Hydrogen energy, which is environmentally friendly and sustainable, has attracted significant attention from researchers worldwide for its promising future applications. Water electrolysis in conjunction with renewable electricity (from wind, photovoltaics, tides, etc.) can provide a “zero emission” source of hydrogen. However, water electrolysis is severely hampered by its slow kinetics, especially that of the oxygen evolution reaction (OER) at the cathode. Recently, an alternative strategy for water splitting, the chemical-assisted hydrogen electrocatalytic evolution reaction (CAHER), has been developed and shows promising activity.

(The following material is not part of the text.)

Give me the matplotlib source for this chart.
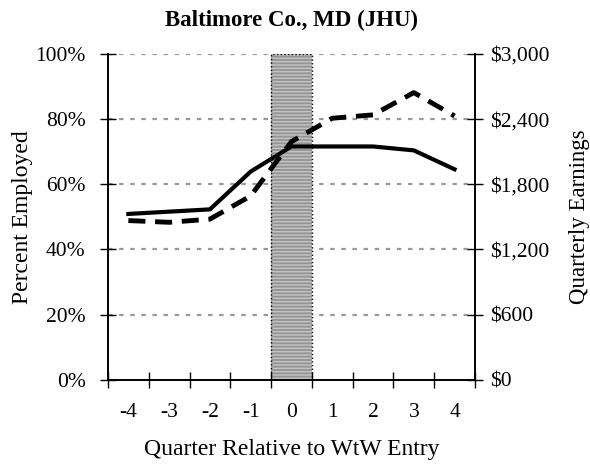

This strategy enables the substitution of a relatively facile chemical oxidation reaction (COR) for the sluggish cathodic OER. The COR is not only kinetically faster, but also can produce high value products. Efforts have been made to identify suitable chemicals and correspondingly efficient catalysts. Understanding the mechanisms of CAHER is highly beneficial for system design, chemical selection and catalyst optimization. Therefore, the most recent progress in CAHER is introduced in this mini-review from the aspects of basic principles, the diverse auxiliary reductive chemicals and the development of electrocatalysts. Possible mechanisms for the hydrogen evolution at the cathode and oxidation/degradation of chemicals at the anode are proposed to elucidate the CAHER process. Finally, promising strategies for improving CAHER performance with regard to future developments are outlined.